Problem to solve: Select the lines of the records containing the word "that" and list them.

- - - - -

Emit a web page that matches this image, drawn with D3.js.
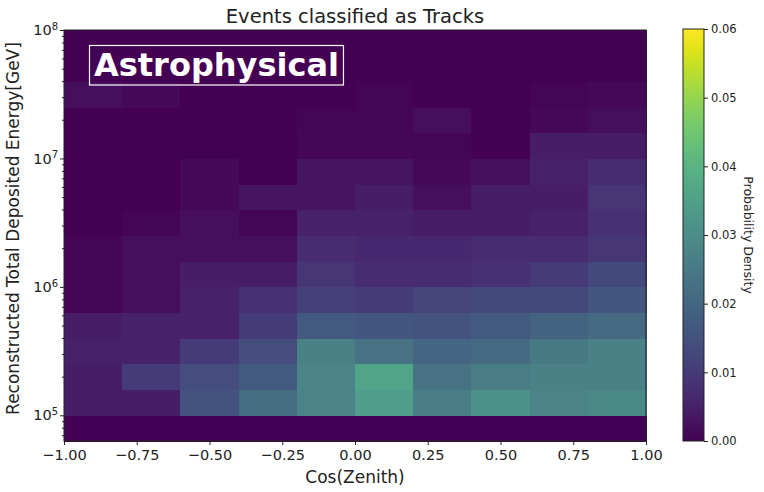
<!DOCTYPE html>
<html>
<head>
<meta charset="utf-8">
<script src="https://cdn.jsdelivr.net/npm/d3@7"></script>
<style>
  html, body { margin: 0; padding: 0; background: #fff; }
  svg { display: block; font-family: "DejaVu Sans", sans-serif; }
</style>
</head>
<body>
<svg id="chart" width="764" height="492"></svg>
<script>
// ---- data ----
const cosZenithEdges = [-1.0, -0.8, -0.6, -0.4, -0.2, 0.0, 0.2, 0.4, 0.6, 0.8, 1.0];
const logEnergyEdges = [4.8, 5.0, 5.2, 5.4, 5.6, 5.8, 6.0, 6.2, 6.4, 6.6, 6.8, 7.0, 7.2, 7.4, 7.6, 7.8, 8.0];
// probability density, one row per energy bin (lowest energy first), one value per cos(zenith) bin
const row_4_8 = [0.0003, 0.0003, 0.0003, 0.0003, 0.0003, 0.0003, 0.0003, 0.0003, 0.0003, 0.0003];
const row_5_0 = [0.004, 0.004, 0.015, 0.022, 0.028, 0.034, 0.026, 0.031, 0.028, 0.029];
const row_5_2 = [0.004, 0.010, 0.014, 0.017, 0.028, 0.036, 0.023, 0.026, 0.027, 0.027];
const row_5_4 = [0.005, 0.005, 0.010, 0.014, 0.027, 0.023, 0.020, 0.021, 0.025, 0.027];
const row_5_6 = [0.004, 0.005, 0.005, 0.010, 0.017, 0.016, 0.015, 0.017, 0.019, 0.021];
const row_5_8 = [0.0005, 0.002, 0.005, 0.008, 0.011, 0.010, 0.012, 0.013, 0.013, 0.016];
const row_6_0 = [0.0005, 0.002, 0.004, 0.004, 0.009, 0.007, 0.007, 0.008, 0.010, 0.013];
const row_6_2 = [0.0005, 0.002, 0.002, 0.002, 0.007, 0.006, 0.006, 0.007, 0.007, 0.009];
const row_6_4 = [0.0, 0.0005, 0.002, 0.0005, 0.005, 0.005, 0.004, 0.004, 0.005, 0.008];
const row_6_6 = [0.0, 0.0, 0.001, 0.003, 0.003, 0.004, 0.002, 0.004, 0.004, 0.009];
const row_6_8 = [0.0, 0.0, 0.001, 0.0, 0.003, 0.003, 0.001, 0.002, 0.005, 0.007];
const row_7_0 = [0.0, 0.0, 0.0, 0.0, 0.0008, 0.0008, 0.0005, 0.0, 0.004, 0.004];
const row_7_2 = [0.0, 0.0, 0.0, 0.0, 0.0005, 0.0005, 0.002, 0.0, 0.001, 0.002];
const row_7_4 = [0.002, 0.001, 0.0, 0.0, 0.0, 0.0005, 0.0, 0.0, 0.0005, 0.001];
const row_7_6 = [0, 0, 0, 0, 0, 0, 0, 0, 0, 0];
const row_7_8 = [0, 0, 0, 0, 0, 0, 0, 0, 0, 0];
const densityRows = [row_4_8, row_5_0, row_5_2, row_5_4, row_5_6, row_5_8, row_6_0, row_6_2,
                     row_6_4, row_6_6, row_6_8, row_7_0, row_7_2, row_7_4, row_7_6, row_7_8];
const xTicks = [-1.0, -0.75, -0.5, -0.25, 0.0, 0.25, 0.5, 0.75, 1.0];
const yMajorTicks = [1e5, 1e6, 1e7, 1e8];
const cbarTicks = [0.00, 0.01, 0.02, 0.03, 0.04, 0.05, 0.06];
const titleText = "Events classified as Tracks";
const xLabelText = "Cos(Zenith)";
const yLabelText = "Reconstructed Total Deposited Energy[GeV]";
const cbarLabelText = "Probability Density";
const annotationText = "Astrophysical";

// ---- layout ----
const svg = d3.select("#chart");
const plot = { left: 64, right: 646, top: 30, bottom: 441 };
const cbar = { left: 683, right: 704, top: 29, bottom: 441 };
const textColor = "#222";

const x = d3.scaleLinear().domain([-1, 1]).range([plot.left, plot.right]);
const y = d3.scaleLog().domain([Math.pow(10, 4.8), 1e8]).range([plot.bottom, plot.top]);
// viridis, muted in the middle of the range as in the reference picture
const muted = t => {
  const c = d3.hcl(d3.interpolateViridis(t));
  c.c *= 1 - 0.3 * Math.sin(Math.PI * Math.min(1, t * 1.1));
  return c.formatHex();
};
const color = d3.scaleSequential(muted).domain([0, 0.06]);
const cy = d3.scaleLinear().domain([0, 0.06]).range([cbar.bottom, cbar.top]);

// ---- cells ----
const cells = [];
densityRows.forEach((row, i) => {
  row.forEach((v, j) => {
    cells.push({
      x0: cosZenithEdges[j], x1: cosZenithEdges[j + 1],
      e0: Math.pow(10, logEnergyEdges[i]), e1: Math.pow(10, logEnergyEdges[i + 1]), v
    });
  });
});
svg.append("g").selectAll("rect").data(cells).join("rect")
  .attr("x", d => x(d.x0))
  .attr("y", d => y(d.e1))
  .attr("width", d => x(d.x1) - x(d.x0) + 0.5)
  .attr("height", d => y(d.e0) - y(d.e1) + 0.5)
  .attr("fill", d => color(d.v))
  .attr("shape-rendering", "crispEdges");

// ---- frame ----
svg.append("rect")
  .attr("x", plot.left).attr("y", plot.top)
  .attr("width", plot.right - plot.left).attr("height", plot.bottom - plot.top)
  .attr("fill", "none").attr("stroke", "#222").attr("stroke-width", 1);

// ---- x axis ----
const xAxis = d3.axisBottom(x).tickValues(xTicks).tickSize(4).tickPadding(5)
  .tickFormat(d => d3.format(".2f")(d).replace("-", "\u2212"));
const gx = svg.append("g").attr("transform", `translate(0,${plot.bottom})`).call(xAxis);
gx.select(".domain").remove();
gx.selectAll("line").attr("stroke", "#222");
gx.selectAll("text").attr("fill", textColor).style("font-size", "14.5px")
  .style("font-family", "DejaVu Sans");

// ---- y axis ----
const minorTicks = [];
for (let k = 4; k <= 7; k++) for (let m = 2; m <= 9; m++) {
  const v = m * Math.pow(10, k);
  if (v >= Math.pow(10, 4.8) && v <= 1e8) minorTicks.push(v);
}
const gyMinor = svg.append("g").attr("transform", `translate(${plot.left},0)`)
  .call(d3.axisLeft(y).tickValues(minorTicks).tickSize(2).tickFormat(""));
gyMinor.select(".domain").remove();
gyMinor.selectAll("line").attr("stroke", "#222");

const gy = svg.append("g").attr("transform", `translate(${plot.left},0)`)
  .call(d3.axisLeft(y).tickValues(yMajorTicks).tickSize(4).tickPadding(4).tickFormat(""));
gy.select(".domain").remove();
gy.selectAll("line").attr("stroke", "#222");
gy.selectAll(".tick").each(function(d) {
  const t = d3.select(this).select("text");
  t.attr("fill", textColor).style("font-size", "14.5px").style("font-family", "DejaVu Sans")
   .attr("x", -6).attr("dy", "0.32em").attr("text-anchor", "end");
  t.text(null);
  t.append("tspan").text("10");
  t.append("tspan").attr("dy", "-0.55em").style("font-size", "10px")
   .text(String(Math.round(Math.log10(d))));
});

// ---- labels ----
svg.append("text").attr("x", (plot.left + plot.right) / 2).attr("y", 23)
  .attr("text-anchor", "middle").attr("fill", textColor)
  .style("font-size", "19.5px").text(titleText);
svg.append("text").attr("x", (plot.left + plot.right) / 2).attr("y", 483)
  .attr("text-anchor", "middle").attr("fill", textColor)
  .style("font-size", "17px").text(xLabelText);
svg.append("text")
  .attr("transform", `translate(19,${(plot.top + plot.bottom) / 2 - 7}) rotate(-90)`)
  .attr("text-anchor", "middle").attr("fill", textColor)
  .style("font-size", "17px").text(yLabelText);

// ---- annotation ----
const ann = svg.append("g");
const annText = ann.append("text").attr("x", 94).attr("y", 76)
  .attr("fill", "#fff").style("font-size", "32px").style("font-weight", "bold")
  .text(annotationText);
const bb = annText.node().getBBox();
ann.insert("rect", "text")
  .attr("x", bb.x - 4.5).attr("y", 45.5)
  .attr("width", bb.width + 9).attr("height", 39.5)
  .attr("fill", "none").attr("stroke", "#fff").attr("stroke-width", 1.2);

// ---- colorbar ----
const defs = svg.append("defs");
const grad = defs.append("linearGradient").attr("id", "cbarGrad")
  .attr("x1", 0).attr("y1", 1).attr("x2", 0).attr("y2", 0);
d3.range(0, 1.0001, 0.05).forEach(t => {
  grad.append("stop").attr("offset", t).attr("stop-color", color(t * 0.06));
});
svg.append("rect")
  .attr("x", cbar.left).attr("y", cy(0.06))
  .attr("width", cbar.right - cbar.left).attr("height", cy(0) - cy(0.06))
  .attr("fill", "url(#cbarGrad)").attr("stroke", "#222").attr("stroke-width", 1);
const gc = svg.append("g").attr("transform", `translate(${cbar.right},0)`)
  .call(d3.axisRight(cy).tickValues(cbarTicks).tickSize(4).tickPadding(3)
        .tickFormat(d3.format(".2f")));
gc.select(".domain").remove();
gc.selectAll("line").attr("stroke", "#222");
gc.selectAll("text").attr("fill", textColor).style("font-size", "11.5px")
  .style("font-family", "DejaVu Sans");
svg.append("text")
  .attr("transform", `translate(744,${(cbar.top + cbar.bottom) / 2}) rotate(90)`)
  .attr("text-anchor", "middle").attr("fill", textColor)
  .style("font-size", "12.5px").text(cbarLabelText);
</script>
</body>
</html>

- - - - -

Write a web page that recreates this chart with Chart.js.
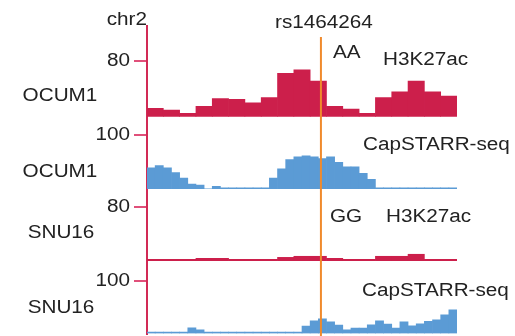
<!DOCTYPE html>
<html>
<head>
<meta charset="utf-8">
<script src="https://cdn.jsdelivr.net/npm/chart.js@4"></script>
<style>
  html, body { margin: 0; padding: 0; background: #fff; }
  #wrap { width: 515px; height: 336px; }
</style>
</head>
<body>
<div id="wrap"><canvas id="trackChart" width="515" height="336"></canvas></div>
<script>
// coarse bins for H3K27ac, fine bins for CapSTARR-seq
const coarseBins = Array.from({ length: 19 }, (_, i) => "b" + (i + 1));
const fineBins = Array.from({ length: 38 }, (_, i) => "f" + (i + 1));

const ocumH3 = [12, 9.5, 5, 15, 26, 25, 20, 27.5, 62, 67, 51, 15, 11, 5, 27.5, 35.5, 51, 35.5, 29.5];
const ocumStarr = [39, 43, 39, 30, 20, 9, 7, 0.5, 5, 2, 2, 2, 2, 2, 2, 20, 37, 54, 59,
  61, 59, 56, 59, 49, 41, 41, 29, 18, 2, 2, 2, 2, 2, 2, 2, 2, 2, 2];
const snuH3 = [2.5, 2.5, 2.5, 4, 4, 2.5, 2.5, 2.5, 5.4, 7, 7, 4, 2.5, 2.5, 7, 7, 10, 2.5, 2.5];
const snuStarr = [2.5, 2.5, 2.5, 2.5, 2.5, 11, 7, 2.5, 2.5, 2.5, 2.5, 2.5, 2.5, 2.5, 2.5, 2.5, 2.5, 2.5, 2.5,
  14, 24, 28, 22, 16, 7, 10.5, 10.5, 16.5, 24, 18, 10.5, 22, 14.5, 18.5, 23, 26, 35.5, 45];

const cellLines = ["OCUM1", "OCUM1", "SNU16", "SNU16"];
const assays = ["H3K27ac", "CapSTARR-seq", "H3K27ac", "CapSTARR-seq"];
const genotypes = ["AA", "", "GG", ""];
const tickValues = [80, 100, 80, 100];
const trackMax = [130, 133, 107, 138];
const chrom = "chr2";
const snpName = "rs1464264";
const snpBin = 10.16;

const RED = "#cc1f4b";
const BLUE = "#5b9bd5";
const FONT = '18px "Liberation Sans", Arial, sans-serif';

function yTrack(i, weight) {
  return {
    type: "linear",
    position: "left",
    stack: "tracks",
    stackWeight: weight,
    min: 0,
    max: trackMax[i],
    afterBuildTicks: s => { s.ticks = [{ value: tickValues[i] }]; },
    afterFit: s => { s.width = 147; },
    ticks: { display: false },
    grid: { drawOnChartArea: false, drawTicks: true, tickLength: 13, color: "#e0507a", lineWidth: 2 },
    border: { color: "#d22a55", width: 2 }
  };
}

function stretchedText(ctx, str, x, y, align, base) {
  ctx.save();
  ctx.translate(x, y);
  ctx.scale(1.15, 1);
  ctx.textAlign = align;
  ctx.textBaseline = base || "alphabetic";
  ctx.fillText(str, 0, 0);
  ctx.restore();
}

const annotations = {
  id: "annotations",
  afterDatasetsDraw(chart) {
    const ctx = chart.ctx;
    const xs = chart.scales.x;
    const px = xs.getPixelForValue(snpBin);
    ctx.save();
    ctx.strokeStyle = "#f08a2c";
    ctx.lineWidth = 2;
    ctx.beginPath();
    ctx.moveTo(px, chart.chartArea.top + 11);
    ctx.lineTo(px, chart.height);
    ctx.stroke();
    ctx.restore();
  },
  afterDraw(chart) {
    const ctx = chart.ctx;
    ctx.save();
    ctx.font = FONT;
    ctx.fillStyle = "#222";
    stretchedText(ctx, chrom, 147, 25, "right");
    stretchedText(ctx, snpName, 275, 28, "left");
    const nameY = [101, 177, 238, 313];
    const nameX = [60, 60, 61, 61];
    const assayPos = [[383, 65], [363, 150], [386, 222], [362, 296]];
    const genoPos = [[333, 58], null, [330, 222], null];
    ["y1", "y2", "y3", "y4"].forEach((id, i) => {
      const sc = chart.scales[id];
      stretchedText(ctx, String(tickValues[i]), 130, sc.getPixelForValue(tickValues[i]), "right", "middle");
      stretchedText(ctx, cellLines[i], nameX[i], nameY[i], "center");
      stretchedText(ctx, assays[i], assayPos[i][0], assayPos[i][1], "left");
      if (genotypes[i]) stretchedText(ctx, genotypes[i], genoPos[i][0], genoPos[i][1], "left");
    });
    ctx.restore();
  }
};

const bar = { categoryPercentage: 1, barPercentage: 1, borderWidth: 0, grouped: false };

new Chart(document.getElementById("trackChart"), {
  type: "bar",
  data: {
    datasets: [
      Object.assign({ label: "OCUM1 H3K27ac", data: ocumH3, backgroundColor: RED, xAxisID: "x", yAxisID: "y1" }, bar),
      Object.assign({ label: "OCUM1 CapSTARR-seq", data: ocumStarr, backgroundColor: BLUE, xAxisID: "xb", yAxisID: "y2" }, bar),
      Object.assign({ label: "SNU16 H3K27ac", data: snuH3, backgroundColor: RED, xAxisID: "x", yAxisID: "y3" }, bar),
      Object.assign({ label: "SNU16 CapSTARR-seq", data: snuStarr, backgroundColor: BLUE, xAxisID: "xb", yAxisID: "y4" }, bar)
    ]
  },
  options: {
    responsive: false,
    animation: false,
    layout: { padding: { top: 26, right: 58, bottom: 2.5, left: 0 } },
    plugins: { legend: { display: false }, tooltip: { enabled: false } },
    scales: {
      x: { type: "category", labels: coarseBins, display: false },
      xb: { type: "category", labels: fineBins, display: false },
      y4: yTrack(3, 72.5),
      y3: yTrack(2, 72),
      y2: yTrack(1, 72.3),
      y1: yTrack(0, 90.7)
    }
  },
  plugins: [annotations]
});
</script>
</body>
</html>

- - - - -

Full output:
Emit a web page that matches this image, drawn with D3.js.
Write a web page that recreates this chart with Chart.js.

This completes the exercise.